Pięć osób, w tym troje dzieci, zostało poszkodowanych, w jednym z domów z Rudzie Śląskiej; prawdopodobnie na skutek podtrucia tlenkiem węgla. Wszyscy trafili do szpitala, byli przytomni.

Rzeczniczka śląskiej straży pożarnej mł. bryg. Aneta Gołębiowska przekazała, że informacja o podejrzeniu zatrucia tlenkiem węgla przy ul. Tiałowskiego dotarła do służb ok. 17. Na miejsce skierowano trzy zastępy strażaków.

W momencie przybycia zastępów, nasze czujniki nie pokazały znacznej ilości tlenku węgla. Wskazywał na to stan poszkodowanych i wstępne badania przeprowadzone na miejscu przez pogotowie ratunkowe. Dlatego na razie mówimy o podejrzeniu podtrucia tlenkiem węgla - powiedział st. kpt. Mariusz Kita z Komendy Miejskiej PSP w Rudzie Śląskiej. Jak zaznaczył, wszyscy poszkodowani byli przytomni, był z nimi kontakt. Cała piątka została zabrana do szpitala na dalsze badania.

Strażacy, którzy wciąż są na miejscu, dokonują szczegółowych pomiarów we wszystkich pomieszczeniach domu wielorodzinnego, w którym doszło do podtrucia, sprawdzają też używane tam urządzenia grzewcze. Według wstępnych przypuszczeń, źródłem tlenku węgla mógł być piecyk typu junkers, podgrzewający wodę użytkową.

Tlenek węgla jest gazem bezwonnym, bezbarwnym i pozbawionym smaku. W układzie oddechowym człowieka wiąże się z hemoglobiną 250 razy szybciej niż tlen, blokując dopływ tlenu do organizmu. Objawami lżejszego zatrucia są ból i zawroty głowy, osłabienie i nudności. Następstwem ostrego zatrucia - przy dużych stężeniach tego gazu - może być nieodwracalne uszkodzenie ośrodkowego układu nerwowego, niewydolność wieńcowa i zawał lub nawet śmierć. Czad powstaje podczas procesu niepełnego spalania, które występuje przy niedostatku tlenu w otaczającej atmosferze. Ma silne własności toksyczne.

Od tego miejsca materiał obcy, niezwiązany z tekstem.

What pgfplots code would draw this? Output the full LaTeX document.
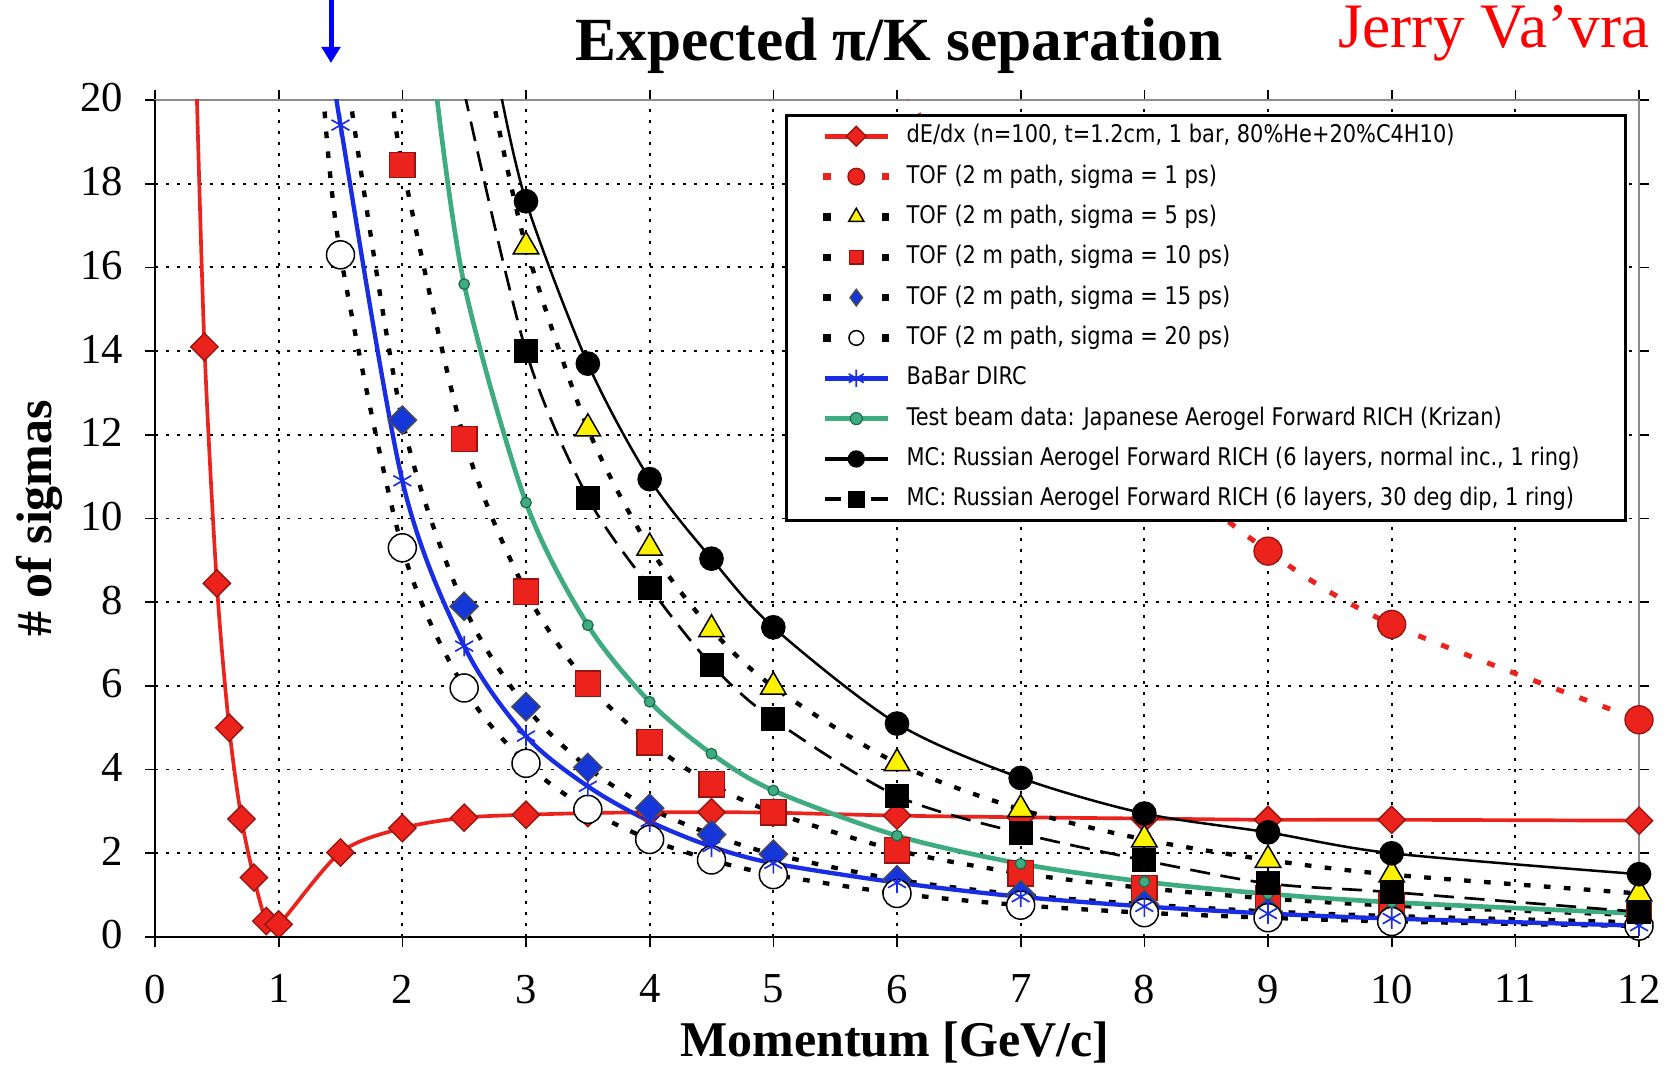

Z informacji straży pożarnej wynika, że głównym źródłem zatruć w budynkach mieszkalnych jest niesprawność przewodów kominowych. Jak wskazują strażacy, wadliwe działanie przewodów może wynikać z ich nieszczelności, braku konserwacji i czyszczenia, wad konstrukcyjnych oraz niedostosowania systemu wentylacji do szczelności nowych okien i drzwi.

W minionym sezonie grzewczym, od października 2021 do końca marca 2022 r., w woj. śląskim odnotowano łącznie blisko 1,7 tys. zdarzeń (w tym niespełna tysiąc pożarów) związanych z nieprawidłowym użytkowaniem urządzeń i instalacji grzewczych. Podtrutych zostało 268 osób, w tym 61 dzieci. Zginęło 6 osób, w tym jedna w pożarze. Rok wcześniej czad spowodował w regionie śmierć 12 osób. Od 2007 roku tlenek węgla zabił w regionie ok. 280 osób.